Moving Faster Without Breaking the Future
- Apr 29
- 4 min read
By Andres Lizano

The current tech landscape is obsessed with a seductive fantasy: the idea that you can simply describe an app to an AI and, five minutes later, have a billion-dollar SaaS ready for the App Store. As leaders, we know the "demo" is the easy part. The "production" part - the security, the multi-tenancy, the offline sync, and the edge cases - is where the real work happens.
Recently, our team took a deep dive into building aime Tempo, a multi-tenant time-tracking platform designed for trade contractor crews. We didn't use a no-code builder, and we didn't write every single line of code by hand. Instead, we leaned into a workflow that is quietly redefining the industry: Agentic Development.
If you are a founder or a business leader, this isn't just another technical buzzword. It represents a "Goldilocks" zone for product development - much faster than traditional coding, yet far more powerful and scalable than no-code tools.
The Shift from Autocomplete to Collaboration
Most people think of AI in coding as a sophisticated version of "autocomplete" - a tool that suggests the next line of code. Agentic development is a fundamental step beyond that. It is a workflow where an AI agent acts as a junior-to-mid-level collaborator that can actually reason.
In the case of aime Tempo, the agent didn't just write snippets; it read our project documentation, inspected the database architecture, and modified files across the entire stack - from the Expo mobile app used by painters in the field to the Next.js dashboard used by their supervisors. It doesn't just guess what comes next; it executes plans in phases, runs builds, and even updates the documentation as the code evolves.
The AI doesn't get tired, and it doesn't get bored of "boilerplate" work. However, like any junior collaborator, it requires clear direction, firm constraints, and a human who knows how to spot a subtle bug before it reaches the customer.
The Three Paths to Market
When you’re deciding how to build your next product, you generally have three choices, each with a distinct impact on your bottom line and your long-term flexibility.
No-Code Tools are the ultimate sprint for prototypes. They are incredibly fast for getting something visible, but they often lead to a brick wall. When you need custom logic, advanced security, or a specific offline-first mobile experience, the "vendor lock-in" starts to hurt.
Traditional Development remains the gold standard for total control. It is predictable and reliable, but it is also the most expensive and slowest route. Your team can easily get bogged down in repetitive work that doesn't actually add unique value to your business.
Agentic Development sits squarely in the middle. It offers the high-speed iteration of no-code with the long-term control of real, custom code. For a project like aime Tempo, this meant we could maintain a complex Supabase backend with real-time data and strict security rules without needing a massive engineering headcount. We got the flexibility of a custom build at a fraction of the traditional timeline.
The Leadership Tax: Strategy Over Syntax
Here is the candid truth that the AI hype cycles often leave out: AI speeds up implementation, but it does not own accountability.
If your app has a security flaw, a broken onboarding flow, or an incorrect payroll calculation, your customers won't care if the bug was written by a human or an AI. They will simply stop using your product. This means the role of the business leader shifts from overseeing "man-hours" to overseeing intent and constraints.

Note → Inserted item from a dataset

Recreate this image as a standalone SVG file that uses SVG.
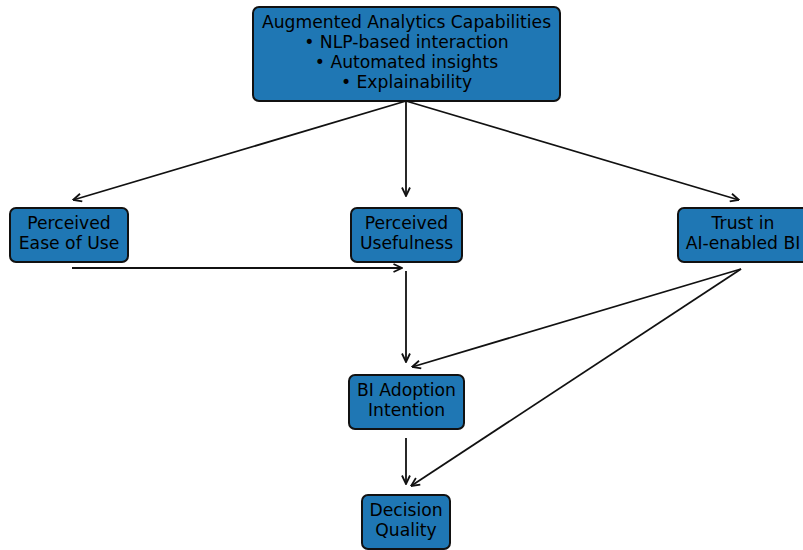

To ship a production-ready app this way, you have to be the architect of the vision. You must define the "rules of the house" - the security protocols, the naming conventions, and the UI standards. The more precise your constraints, the better the AI’s output.
We found that success comes down to three things:
A Disciplined Roadmap: The fastest way to fail with an agent is to say "build the whole app." The winning strategy is to define the architecture, split the work into phases, and build one phase at a time.
Product Judgment: An AI can build a technically perfect feature that no one actually wants. You still need to decide what is an "MVP" and what can be deferred to next year.
A Debugging Mindset: You don't need to be a senior engineer, but you do need to be able to read the room. You have to review the logic, test the user experience, and ensure the data model makes sense for the long term.
The Verdict
Agentic development is a force multiplier for teams that know what they are building and why they are building it. It is not a shortcut around engineering; it is a way to automate the "noise" so you can focus on the "signal."
By moving from a world where we write code to a world where we direct agents, we can bring sophisticated, multi-platform applications to market faster than ever before. But the "magic" only happens when the human at the helm remains the absolute owner of the product's integrity.
In the end, the goal isn't to let the AI build the app. The goal is to create a system where the AI can't help but build the right thing because you’ve given it the right map.
Does this change how you’re looking at your development budget for the coming year?